By Karen Kelly
One of the most familiar images of the War on Terror is that of Guantanamo Bay detainees in orange jumpsuits, their faces covered. As a PhD student in Legal Studies, Safiyah Rochelle delved into how states use such imagery to rationalize their practices of war.
“As a Muslim woman, trying to understand [this imagery] in the post-9/11 world has been very relevant for me,” explains Rochelle, who examined images and video footage of the camp released by the military and government. “These were produced for a reason—to criminalize certain kinds of people and legitimize certain forms of state violence.”
Rochelle began her research on the relationship between legal institutions and Muslim citizens while pursuing her Master of Arts in Legal Studies at Carleton.
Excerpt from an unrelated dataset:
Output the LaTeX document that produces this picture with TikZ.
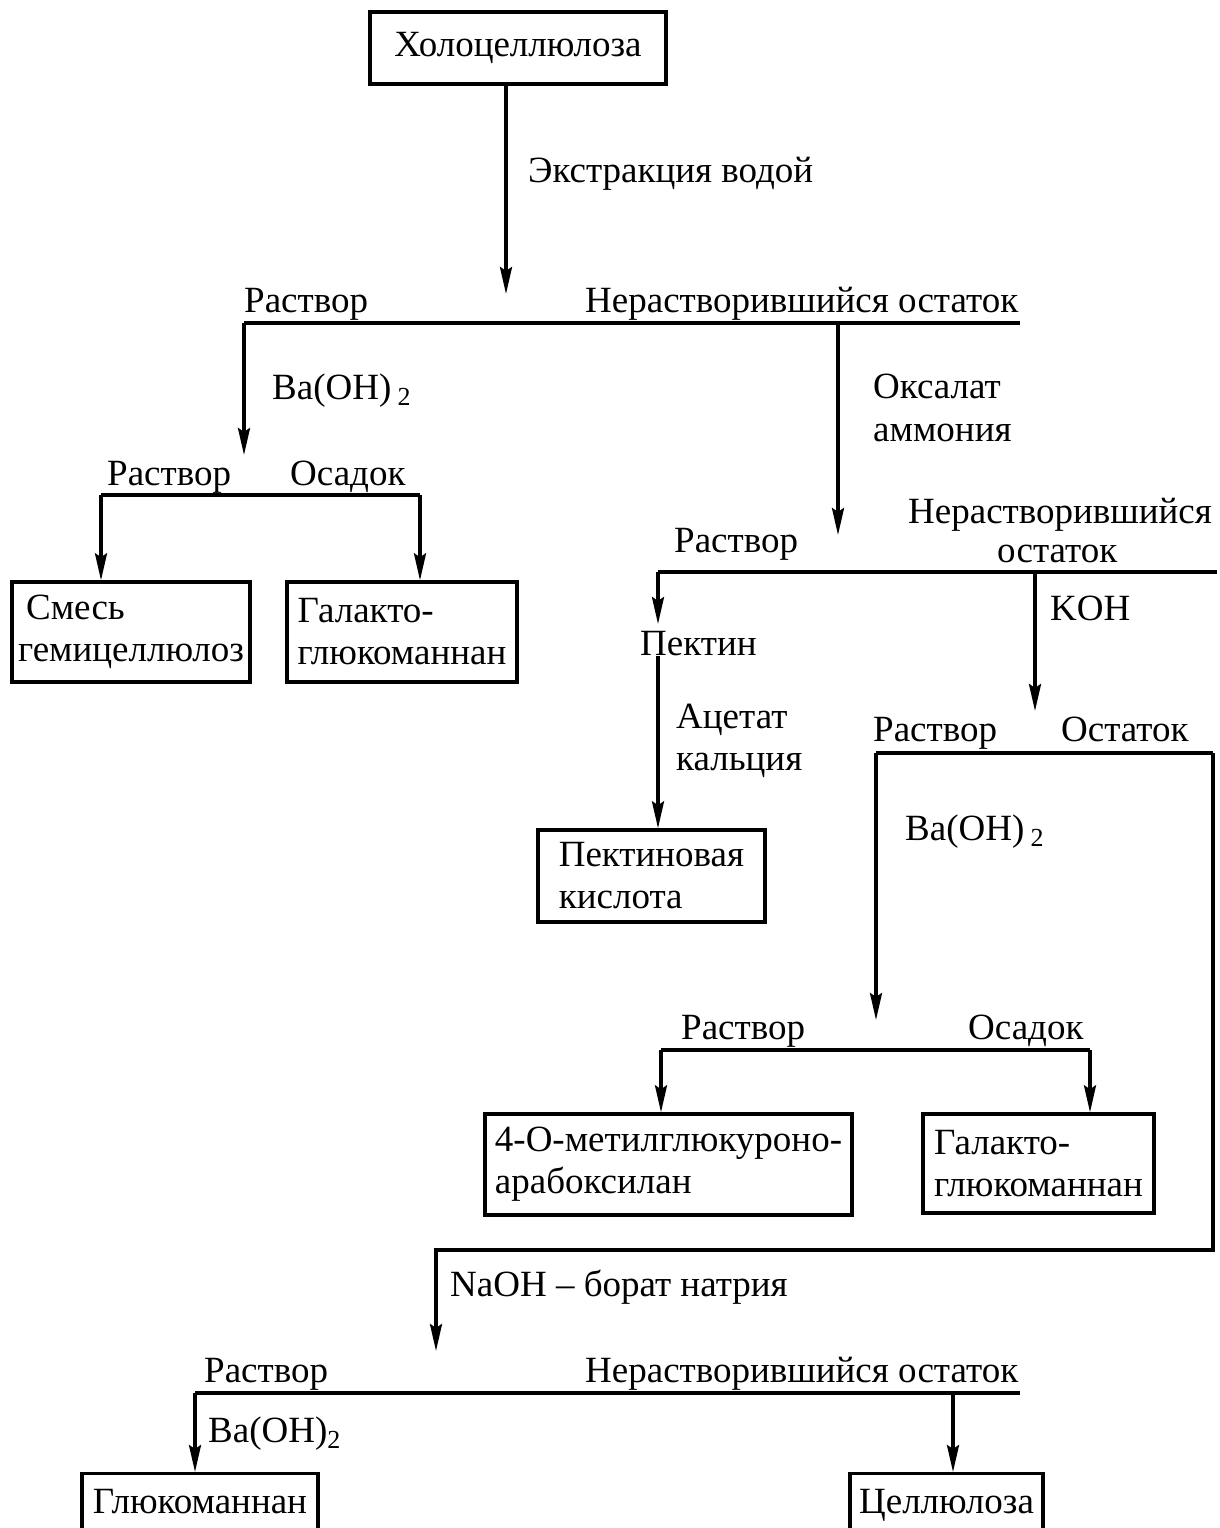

That led her to a PhD focused on a specific subset—Muslim men detained in Guantanamo Bay and images around that.
“I was surprised at how far-reaching such research can be and how many different facets there are to what, on the face of it, is a simple argument,” she says. “It got to the point where Guantanamo Bay became emblematic of so much more than an extra-legal aberration—it came to symbolize and encapsulate a whole way of thinking, of being, for neoliberal states and legal institutions and how they sustain violence against certain kinds of subjects.”
While Rochelle’s research question broadened over the past few years, she identified many new questions that remain to be answered. She is hoping to publish her dissertation as a book, as well as continue researching and writing on the topic.
Safiyah Rochelle was awarded a Senate Medal for Outstanding Academic Achievement.